Giggle. Cuss. Drink. Repeat.

My Snow Squall Walk of Shame

Updated: Sep 25, 2025


The Boy spent the night, and I had to drive him home in the morning. No big deal. I throw on sweatpants and a cardigan — nothing else. No bra. No hat. No gloves. No underwear. Just me, my phone, my wallet, and snow boots. Basically, the bare minimum survival kit if the apocalypse hit stylishly lazy.


I drop him off, no problem. But on my way back, the sky decides to audition for a disaster movie. A full-blown snow squall hits, and my car is fishtailing like it’s drunk. I live at the top of a hill — think Everest, but with worse parking — and there is no way I’m making it up.
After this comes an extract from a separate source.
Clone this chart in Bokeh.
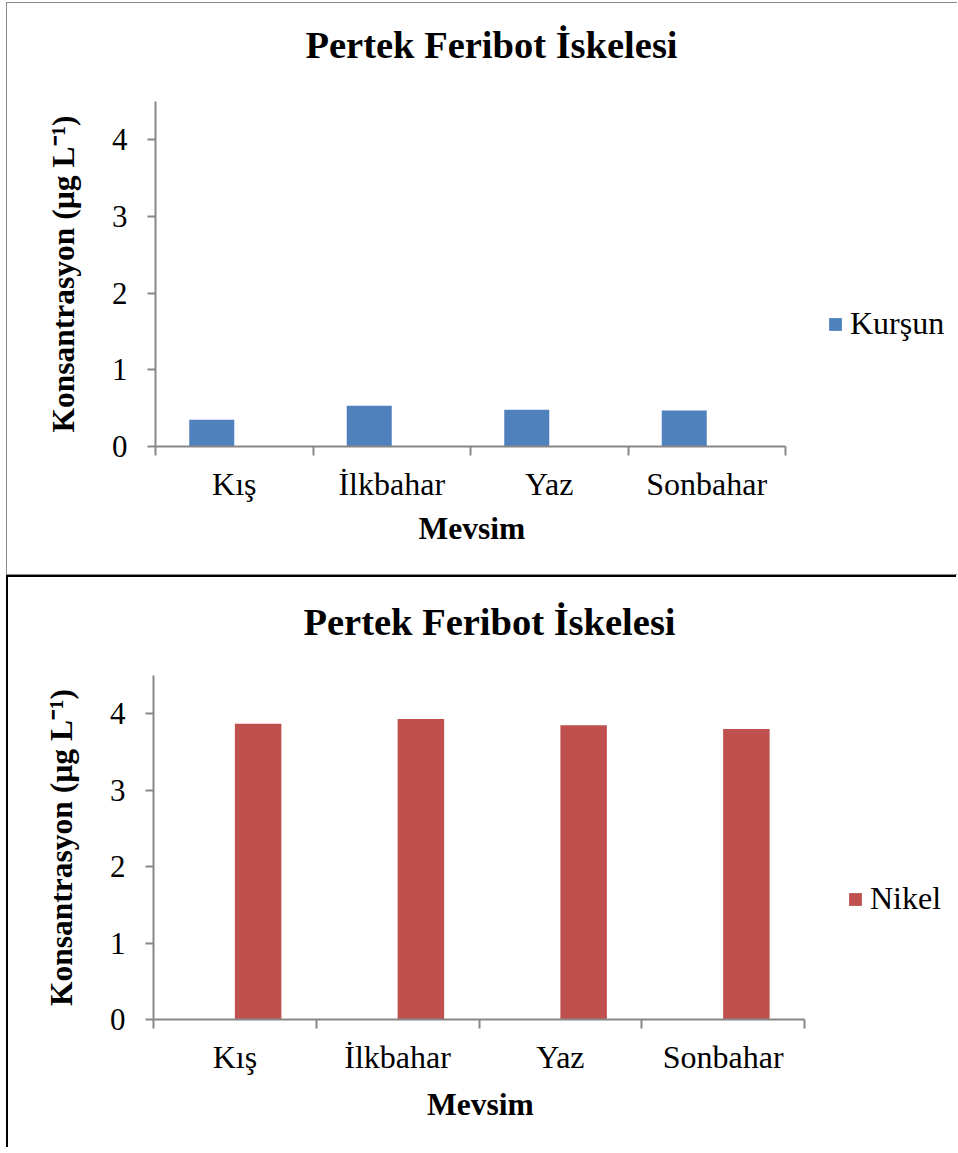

So I pull into Weis, about two miles away. Park. Fine. Safe. But now what? The only thing worse than climbing into a stranger’s car is climbing into one half-naked. (Uber does not need that review.)


So I decided to walk. Through the woods. In a snowstorm. No hat. No gloves. No underwear. Just nipples, cardigan holes, and regret.


About halfway in, I’m so cold I genuinely consider just lying down in the snow and letting nature take me. But the thought of my father having to process the news headline “Oldest Daughter Found Frozen to Death, No Underwear” snaps me back to life. Mortifying him posthumously? Unacceptable.


So I soldier on. Blue lips. Drenched hair. Nipples sharp enough to carve ice sculptures. I stumble into my house looking like a cautionary tale. But I survived. I was not one more girl found frozen in the woods sans underwear.


And that, dear reader, is what family pride looks like.